Le jugement est donc confirmé en ce qu'il a évalué ce poste préjudice à la somme de 3 000 euros.

Enfin, contrairement à ce qu'a retenu le jugement, l'acquéreur est fondé à solliciter le remboursement des cotisations annuelles d'assurance dont il a dû s'acquitter malgré l'immobilisation de son véhicule, soit la somme de 284,85 euros pour la période du 13 mai 2020 au jour du prononcé du présent arrêt.

Le jugement est donc infirmé en ce qu'il l'a débouté de ce chef de demande.

Récapitulatif

Au vu de ce qui précède, la cour, par infirmation partielle du jugement déféré, condamne la société à verser à l'acquéreur, outre la somme de 3 000 euros en réparation de son préjudice de jouissance, celle de 8990 + 1725 + 284,85 = 10'999,85 euros à titre de dommages-intérêts.

2. Sur les frais irrépétibles et les dépens

Le jugement est confirmé en ses dispositions relatives aux frais irrépétibles et aux dépens de première instance.

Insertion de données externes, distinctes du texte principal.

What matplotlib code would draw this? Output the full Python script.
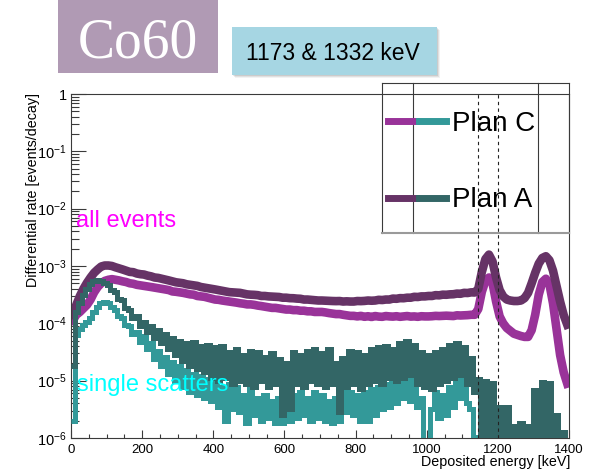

La société, partie perdante au principal, est condamnée aux dépens d'appel et à payer à l'acquéreur la somme de 3 000 euros au titre des frais irrépétibles qu'il a dû engager en cause d'appel.

PAR CES MOTIFS

La cour,

Confirme le jugement déféré en ce qu'il :

condamne la société Forez automobiles à payer à M. [C] [J] la somme de 3 000 euros en réparation de son préjudice de jouissance,

condamne la société Forez automobiles aux entiers dépens d'instance comprenant le coût de l'expertise judiciaire,

condamne la société Forez automobiles à verser à M. [C] [J] la somme de 1 500 euros sur le fondement de l'article 700 du code de procédure civile,

L'infirme pour le surplus,

Statuant à nouveau des chefs infirmés et y ajoutant,

Condamne la société Forez automobiles à payer à M. [C] [J] la somme de 10'999,85 euros à titre de dommages-intérêts,

Condamne la société Forez automobiles à payer à M. [C] [J] la somme de 3 000 euros sur le fondement de l'article 700 du code de procédure civile,

Condamne la société Forez automobiles aux dépens d'appel.